Anomalous Absorption Line in the Magneto-Optical Response of Graphene
V.P. Gusynin, S.G. Sharapov, J.P. Carbotte

TL;DR
This paper investigates the infrared absorption spectrum of graphene under magnetic fields, revealing how the anomalous Landau level influences absorption lines and how a gap causes line splitting, providing insights into graphene's electronic structure.
Contribution
It demonstrates how the absorption line pattern encodes the presence of the anomalous Landau level and how a gap affects the spectral features in graphene.
Findings
The first absorption line related to the lowest Landau level appears fully or not at all.
All other absorption lines disappear in two steps as the chemical potential varies.

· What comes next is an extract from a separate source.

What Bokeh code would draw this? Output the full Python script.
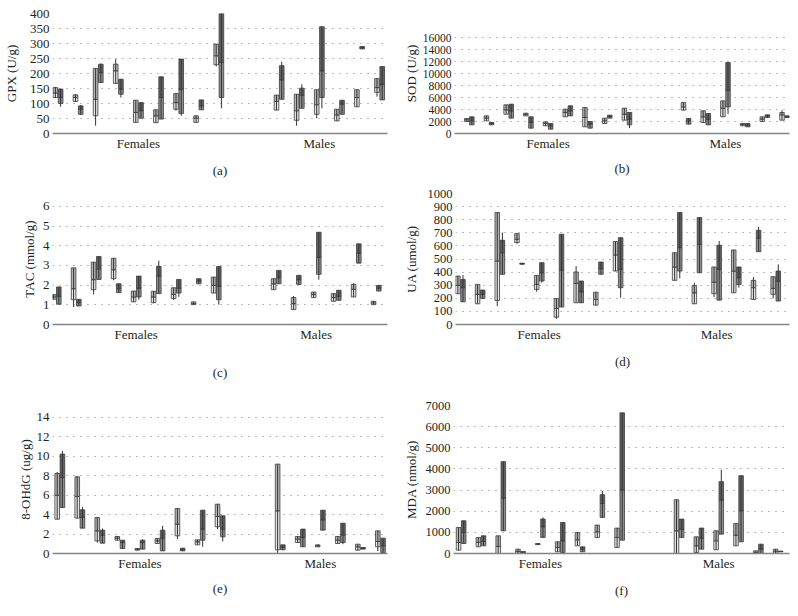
from bokeh.plotting import figure
from bokeh.layouts import column, row
from bokeh.models import Range1d, FixedTicker, ColumnDataSource
from bokeh.embed import file_html
from bokeh.resources import INLINE

# ---------------- data ----------------
categories = ["Females", "Males"]
category_slots = [4, 13]
slots = [0, 1, 2, 3, 4, 5, 6, 7, 8, 11, 12, 13, 14, 15, 16]

# each row: [min, q1, median, q3, max]; "left" = lighter box, "right" = darker box of each pair
gpx_left = [[118, 120, 135, 153, 155], [105, 107, 120, 129, 130], [26, 59, 114, 217, 217],
            [167, 167, 209, 231, 248], [37, 37, 70, 111, 111], [36, 36, 59, 79, 79],
            [76, 81, 103, 133, 133], [37, 37, 51, 59, 59], [224, 229, 259, 298, 298],
            [78, 78, 107, 128, 128], [26, 44, 76, 131, 131], [51, 64, 96, 146, 146],
            [42, 42, 62, 81, 81], [89, 89, 120, 146, 146], [123, 137, 153, 183, 183]]
gpx_right = [[89, 100, 120, 148, 148], [62, 64, 81, 92, 95], [170, 170, 203, 231, 233],
             [120, 131, 148, 181, 181], [51, 51, 76, 103, 103], [48, 48, 120, 189, 189],
             [59, 67, 148, 248, 248], [79, 79, 92, 112, 112], [84, 120, 237, 400, 400],
             [114, 114, 179, 226, 239], [84, 84, 128, 151, 164], [84, 120, 209, 356, 356],
             [64, 64, 98, 111, 111], [282, 282, 286, 290, 290], [112, 112, 164, 223, 223]]

sod_left = [[2000, 2000, 2280, 2500, 2500], [2110, 2110, 2560, 2940, 2940], [3220, 3220, 3940, 4780, 4780],
            [2940, 2940, 3170, 3390, 3390], [1280, 1280, 1670, 1940, 1940], [2780, 2780, 3500, 4060, 4060],
            [1110, 1110, 2670, 4330, 4330], [1670, 1670, 2110, 2560, 2560], [2220, 2220, 3220, 4220, 4220],
            [3890, 3890, 4440, 5170, 5170], [1830, 1830, 2780, 3780, 3780], [2780, 2780, 4220, 5440, 5440],
            [1280, 1280, 1500, 1670, 1670], [2000, 2000, 2390, 2780, 2780], [2220, 2220, 3110, 3500, 3890]]
sod_right = [[1440, 1440, 2110, 2780, 2780], [1440, 1440, 1670, 1830, 1830], [2560, 2560, 3780, 4890, 4890],
             [890, 890, 1830, 2780, 2780], [720, 720, 1280, 1670, 1670], [2940, 2940, 3780, 4610, 4610],
             [890, 890, 1560, 2000, 2000], [2560, 2560, 2830, 3060, 3060], [890, 1440, 2390, 3500, 3500],
             [1560, 1560, 2110, 2500, 2500], [1440, 1440, 2390, 3330, 3330], [3220, 4440, 7220, 11830, 11830],
             [1110, 1110, 1390, 1670, 1670], [2670, 2670, 2940, 3110, 3110], [2670, 2670, 2780, 2940, 2940]]

tac_left = [[1.28, 1.28, 1.40, 1.52, 1.52], [0.89, 1.26, 1.82, 2.88, 2.88], [1.53, 1.77, 2.28, 3.17, 3.17],
            [2.25, 2.33, 2.78, 3.37, 3.37], [1.15, 1.15, 1.40, 1.70, 1.70], [1.08, 1.11, 1.40, 1.69, 1.69],
            [1.25, 1.32, 1.53, 1.87, 1.87], [1.01, 1.01, 1.06, 1.15, 1.15], [1.60, 1.60, 1.99, 2.41, 2.41],
            [1.77, 1.77, 2.07, 2.33, 2.33], [0.76, 0.76, 1.06, 1.37, 1.45], [1.37, 1.37, 1.52, 1.65, 1.65],
            [1.18, 1.18, 1.37, 1.57, 1.57], [1.40, 1.40, 1.79, 2.04, 2.10], [1.01, 1.01, 1.10, 1.18, 1.18]]
tac_right = [[1.03, 1.03, 1.43, 1.91, 1.91], [0.94, 0.94, 1.11, 1.28, 1.28], [2.29, 2.29, 2.83, 3.46, 3.46],
             [1.62, 1.62, 1.82, 2.07, 2.07], [1.26, 1.40, 1.85, 2.46, 2.46], [1.57, 1.57, 2.46, 2.95, 3.25],
             [1.40, 1.60, 1.85, 2.29, 2.29], [2.07, 2.07, 2.21, 2.33, 2.33], [1.01, 1.26, 1.94, 2.95, 2.95],
             [2.07, 2.07, 2.38, 2.75, 2.75], [2.04, 2.04, 2.28, 2.50, 2.50], [2.28, 2.55, 3.42, 4.69, 4.69],
             [1.23, 1.23, 1.43, 1.74, 1.74], [3.12, 3.12, 3.63, 4.10, 4.10], [1.70, 1.70, 1.85, 1.99, 1.99]]

ua_left = [[235, 235, 298, 370, 370], [158, 158, 230, 306, 306], [140, 184, 485, 855, 855],
           [617, 625, 651, 694, 694], [250, 268, 306, 375, 375], [43, 56, 122, 199, 199],
           [166, 166, 314, 401, 446], [148, 148, 191, 247, 247], [408, 408, 531, 633, 633],
           [337, 337, 439, 548, 548], [158, 158, 242, 298, 319], [209, 235, 324, 439, 439],
           [242, 242, 408, 569, 569], [191, 191, 281, 337, 362], [199, 230, 276, 365, 365]]
ua_right = [[173, 173, 281, 344, 378], [199, 199, 230, 263, 263], [383, 383, 548, 643, 702],
            [460, 460, 464, 468, 468], [319, 332, 395, 472, 472], [133, 133, 416, 689, 689],
            [166, 166, 250, 332, 332], [383, 383, 426, 477, 477], [204, 281, 421, 663, 663],
            [352, 408, 587, 855, 855], [395, 395, 612, 816, 816], [186, 186, 421, 605, 638],
            [281, 306, 357, 439, 439], [556, 556, 658, 719, 745], [179, 179, 332, 408, 459]]

ohdg_left = [[3.53, 3.53, 6.0, 8.24, 8.4], [3.64, 3.64, 5.87, 7.89, 7.95], [1.13, 1.30, 2.33, 3.71, 3.71],
             [1.37, 1.37, 1.58, 1.75, 1.75], [0.34, 0.34, 0.45, 0.51, 0.51], [1.03, 1.03, 1.30, 1.54, 1.54],
             [1.48, 1.82, 3.02, 4.63, 4.63], [0.89, 0.89, 1.20, 1.41, 1.41], [2.50, 2.75, 3.81, 5.08, 5.08],
             [0.0, 0.38, 4.39, 9.20, 9.20], [1.13, 1.13, 1.48, 1.75, 1.75], [0.69, 0.69, 0.79, 0.89, 0.89],
             [1.03, 1.03, 1.37, 1.75, 1.75], [0.34, 0.34, 0.69, 0.96, 0.96], [0.24, 0.69, 1.24, 2.33, 2.33]]
ohdg_right = [[4.74, 4.74, 7.82, 10.23, 10.57], [2.61, 2.61, 3.71, 4.50, 4.80], [1.06, 1.06, 1.89, 2.40, 2.57],
              [0.51, 0.51, 1.13, 1.37, 1.37], [0.45, 0.45, 1.13, 1.37, 1.45], [0.27, 0.27, 1.58, 2.40, 2.85],
              [0.27, 0.27, 0.41, 0.55, 0.55], [0.69, 1.37, 2.51, 4.46, 4.46], [1.24, 1.72, 2.51, 3.88, 3.88],
              [0.38, 0.38, 0.62, 0.89, 0.89], [0.69, 0.69, 1.65, 2.51, 2.51], [2.40, 2.40, 3.47, 4.46, 4.46],
              [0.96, 1.13, 1.89, 3.12, 3.12], [0.45, 0.45, 0.55, 0.62, 0.62], [0.10, 0.10, 0.79, 1.58, 1.58]]

mda_left = [[158, 158, 521, 1232, 1232], [316, 316, 521, 758, 758], [0, 0, 332, 837, 837],
            [16, 16, 95, 205, 205], [420, 420, 442, 470, 470], [79, 79, 284, 553, 553],
            [363, 363, 648, 995, 995], [758, 758, 1027, 1343, 1343], [284, 284, 758, 1201, 1201],
            [0, 0, 1074, 2544, 2544], [47, 47, 363, 790, 790], [174, 174, 600, 1074, 1074],
            [363, 363, 869, 1422, 1422], [0, 0, 47, 126, 126], [16, 16, 110, 205, 205]]
mda_right = [[474, 474, 995, 1548, 1548], [363, 363, 569, 837, 837], [1074, 1074, 2623, 4345, 4345],
             [0, 0, 47, 95, 95], [758, 758, 1264, 1627, 1706], [47, 47, 600, 1469, 1469],
             [79, 79, 205, 316, 316], [1706, 1706, 2370, 2781, 2970], [632, 632, 3002, 6652, 6652],
             [758, 758, 1153, 1627, 1627], [205, 205, 727, 1201, 1201], [916, 916, 2528, 3397, 3966],
             [553, 553, 2022, 3681, 3681], [0, 0, 205, 442, 442], [79, 79, 95, 110, 110]]

# ---------------- style ----------------
FONT = "Liberation Serif"
TEXT = "#231f20"
LEFT_LO, LEFT_HI = "#e4e4e4", "#b4b4b4"
RIGHT_LO, RIGHT_HI = "#8e8e8e", "#626262"
EDGE = "#3c3c3c"
OFF = 0.13
BW = 0.23

# layout (common borders per row / column so that the frames line up)
ROW_H = [182, 202, 216]
ROW_TOP = [13, 11, 21]
ROW_BOT = [49, 60, 47]
COL_W = [400, 390]
COL_L = [52, 49]
COL_R = [13, 1]


def panel(left, right, ylabel, title, ymax, ytop, ystep, r, c, x0, ppu, label_standoff,
          tick_fs="12.5px", ylab_standoff=4):
    width, height = COL_W[c], ROW_H[r]
    fw = width - COL_L[c] - COL_R[c]
    p = figure(width=width, height=height, output_backend="svg", toolbar_location=None,
               x_range=Range1d(x0, x0 + fw / ppu), y_range=Range1d(0, ytop),
               min_border_left=COL_L[c], min_border_right=COL_R[c],
               min_border_top=ROW_TOP[r], min_border_bottom=ROW_BOT[r])
    p.outline_line_color = None
    p.background_fill_color = "white"
    p.border_fill_color = "white"

    for data, off, lo_c, hi_c in ((left, -OFF, LEFT_LO, LEFT_HI), (right, OFF, RIGHT_LO, RIGHT_HI)):
        src = ColumnDataSource(dict(
            x=[s + off for s in slots],
            mn=[v[0] for v in data], q1=[v[1] for v in data], md=[v[2] for v in data],
            q3=[v[3] for v in data], mx=[v[4] for v in data]))
        p.vbar(x="x", width=BW, bottom="q1", top="md", source=src,
               fill_color=lo_c, line_color=EDGE, line_width=0.8)
        p.vbar(x="x", width=BW, bottom="md", top="q3", source=src,
               fill_color=hi_c, line_color=EDGE, line_width=0.8)
        p.segment(x0="x", y0="mn", x1="x", y1="mx", source=src,
                  line_color="#333333", line_width=1)

    ticks = [ystep * i for i in range(int(round(ymax / ystep)) + 1)]
    p.yaxis.ticker = FixedTicker(ticks=ticks)
    p.yaxis.axis_line_color = None
    p.yaxis.major_tick_line_color = None
    p.yaxis.minor_tick_line_color = None
    p.yaxis.major_tick_out = 0
    p.yaxis.major_tick_in = 0
    p.yaxis.minor_tick_out = 0
    p.yaxis.major_label_standoff = 3
    p.yaxis.major_label_text_font = FONT
    p.yaxis.major_label_text_font_size = tick_fs
    p.yaxis.major_label_text_color = TEXT
    p.yaxis.axis_label = ylabel
    p.yaxis.axis_label_text_font = FONT
    p.yaxis.axis_label_text_font_size = "13px"
    p.yaxis.axis_label_text_font_style = "normal"
    p.yaxis.axis_label_text_color = TEXT
    p.yaxis.axis_label_standoff = ylab_standoff

    p.xaxis.ticker = FixedTicker(ticks=category_slots)
    p.xaxis.major_label_overrides = {s: cat for s, cat in zip(category_slots, categories)}
    p.xaxis.axis_line_color = "#858585"
    p.xaxis.axis_line_width = 1.6
    p.xaxis.major_tick_line_color = None
    p.xaxis.minor_tick_line_color = None
    p.xaxis.major_tick_out = 0
    p.xaxis.major_tick_in = 0
    p.xaxis.minor_tick_out = 0
    p.xaxis.major_label_standoff = 2
    p.xaxis.major_label_text_font = FONT
    p.xaxis.major_label_text_font_size = "13px"
    p.xaxis.major_label_text_color = TEXT
    p.xaxis.axis_label = title
    p.xaxis.axis_label_text_font = FONT
    p.xaxis.axis_label_text_font_size = "13px"
    p.xaxis.axis_label_text_font_style = "normal"
    p.xaxis.axis_label_text_color = TEXT
    p.xaxis.axis_label_standoff = label_standoff

    p.xgrid.visible = False
    p.ygrid.grid_line_color = "#7a7a7a"
    p.ygrid.grid_line_dash = "1 6"
    p.ygrid.grid_line_width = 1
    return p


pa = panel(gpx_left, gpx_right, "GPX (U/g)", "(a)", 400, 400, 50, 0, 0, -0.274, 20.1, 9,
           tick_fs="13px", ylab_standoff=8)
pb = panel(sod_left, sod_right, "SOD (U/g)", "(b)", 16000, 20000, 2000, 0, 1, -0.75, 20.0, 7,
           tick_fs="11.5px", ylab_standoff=1)
pc = panel(tac_left, tac_right, "TAC (mmol/g)", "(c)", 6, 6.661, 1, 1, 0, -0.185, 20.0, 20,
           tick_fs="13px", ylab_standoff=3)
pd_ = panel(ua_left, ua_right, "UA (umol/g)", "(d)", 1000, 1000, 100, 1, 1, -0.25, 20.06, 9,
            ylab_standoff=6)
pe = panel(ohdg_left, ohdg_right, "8-OHdG (ug/g)", "(e)", 14, 15.235, 2, 2, 0, -0.364, 20.04, 7,
           tick_fs="13px", ylab_standoff=1)
pf = panel(mda_left, mda_right, "MDA (nmol/g)", "(f)", 7000, 7000, 1000, 2, 1, -0.385, 20.05, 9,
           ylab_standoff=4)

layout = column(row(pa, pb, spacing=0), row(pc, pd_, spacing=0), row(pe, pf, spacing=0), spacing=0)

open("out.html", "w").write(file_html(layout, INLINE))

A gap causes the main absorption line to split into two when the chemical potential exceeds the gap.
Abstract
The intensity as well as position in energy of the absorption lines in the infrared conductivity of graphene, both exhibit features that are directly related to the Dirac nature of its quasiparticles. We show that the evolution of the pattern of absorption lines as the chemical potential is varied encodes the information about the presence of the anomalous lowest Landau level. The first absorption line related to this level always appears with full intensity or is entirely missing, while all other lines disappear in two steps. We demonstrate that if a gap develops, the main absorption line splits into two provided that the chemical potential is greater than or equal to the gap.